When I asked my students whether they agreed that reading should no longer be done at educational institutions but at home, they explained their negative answer by saying, "You know when you read a book and you think it was written for you? When you come to class, you find not only that other people think this too, but that they understood the book totally differently than you." My students echo Shaughnessy:  "Ideas come out of the dialogue we sustain with others and with ourselves. Without these dialogues, thoughts run dry and judgement falters." Reading may provide another form of dialogue. And for the record, my definition of literary studies includes reading and writing; rhetoric; ἔλεγχος to assist the comprehension of text and context; a focus on clarifying the difference between and facilitating thinking at an abstract/general level and concrete/specific level.
Shaughnessy is not a wishy-washy teacher of composition. She opposes counter-classrooms "that abandon procedures and objectives under the illusion that freedom is something people simply fall into after authoritarian structures crumble". Sadly, I am under the impression that such classrooms abound. I hear that students are allowed to write whatever they wish in whichever way they wish, without thought of diction, coherence, support for arguments.
John Holbo, who seems an example of a professor doing the gritty work of teaching analytical skills, wrote about teaching confused students how to make a thoughtful argument. Many of the comments would support Bloom's idea that education is under fire. I particularly enjoyed William Timberman's musing whether "we’re not almost at the point of throwing up our hands, hiding all the books and our daughters, and waiting for the madness to pass. (If it isn’t madness, but rather the birth pangs of a new cultural phoenix, than [sic] it’s not our problem.)" Some of the comments implied this demise has been brought about in part by the bias of advertisements and illogical political speeches. In Brandon's assessment of those comments, however, he notes how many commenters fell victim to the very lesson Holbo wanted to teach his students: confusing persuasion with arguments. One might add that persuasion enslaves (to the confines of the ideologue) while good reasoning frees one from being carried away by the horse of passion.

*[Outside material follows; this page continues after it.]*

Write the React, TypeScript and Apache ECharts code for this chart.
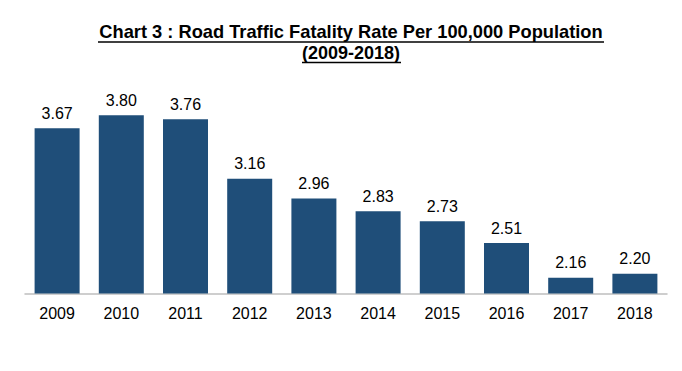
import React, { useEffect, useRef } from "react";
import * as echarts from "echarts";

const titleLine1 = "Chart 3 : Road Traffic Fatality Rate Per 100,000 Population";
const titleLine2 = "(2009-2018)";
const years = ["2009", "2010", "2011", "2012", "2013", "2014", "2015", "2016", "2017", "2018"];
const rates = [3.67, 3.8, 3.76, 3.16, 2.96, 2.83, 2.73, 2.51, 2.16, 2.2];

const FONT = "'Liberation Sans', Arial, Helvetica, sans-serif";

export default function App() {
  const ref = useRef<HTMLDivElement>(null);
  useEffect(() => {
    document.body.style.margin = "0";
    const chart = echarts.init(ref.current!, null, { renderer: "svg" });
    const titleStyle = {
      fontSize: 18,
      fontWeight: "bold",
      fontFamily: FONT,
      fill: "#000",
      textAlign: "center",
      textVerticalAlign: "middle",
    };
    chart.setOption({
      animation: false,
      backgroundColor: "#ffffff",
      textStyle: { fontFamily: FONT },
      graphic: [
        {
          type: "text",
          x: 351,
          y: 32,
          scaleX: 1.015,
          style: { ...titleStyle, text: titleLine1 },
        },
        {
          type: "line",
          shape: { x1: 98, y1: 42, x2: 604, y2: 42 },
          style: { stroke: "#000", lineWidth: 1.4 },
        },
        {
          type: "text",
          x: 351,
          y: 53,
          scaleX: 1.0,
          style: { ...titleStyle, text: titleLine2 },
        },
        {
          type: "line",
          shape: { x1: 302, y1: 62.5, x2: 401, y2: 62.5 },
          style: { stroke: "#000", lineWidth: 1.4 },
        },
      ],
      grid: { left: 25, right: 15, top: 95.5, bottom: 77.5, containLabel: false },
      xAxis: {
        type: "category",
        data: years,
        axisLine: { show: true, lineStyle: { color: "#BFBFBF", width: 1.5 } },
        axisTick: { show: false },
        axisLabel: { color: "#000", fontSize: 16, fontFamily: FONT, margin: 12 },
      },
      yAxis: {
        type: "value",
        min: 2,
        max: 4,
        show: false,
        splitLine: { show: false },
      },
      series: [
        {
          type: "bar",
          data: rates,
          barWidth: 45,
          itemStyle: { color: "#1F4E79" },
          label: {
            show: true,
            position: "top",
            distance: 7,
            color: "#000",
            fontSize: 16,
            fontFamily: FONT,
            formatter: (p: any) => Number(p.value).toFixed(2),
          },
        },
      ],
    });
    return () => chart.dispose();
  }, []);
  return <div ref={ref} style={{ width: 682, height: 371 }} />;
}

If, however, there is no support for such work on an institutional level, as suggested by the Amphora article, I do not think that we can expect to call our culture literate, where literacy includes the dispassionate and reasoned reception and delivery of written arguments. To become uncivilized in this way is not "Balkanization" but the result of uncouth Western trends. Uncouth meant 'wild, remote places' before 'lacking refinement' and stems from ἀγνώς, 'things unknown, ignoble, ignorant'. I wonder if it might not be an oxymoron to speak of an ignorant civilization. By contrast, the difficult but sophisticated way includes, as Holbo also observes, marking up even those papers awarded an A. (There is always room for further consideration; humility.) Dealing with abstract demons to maintain our integrity.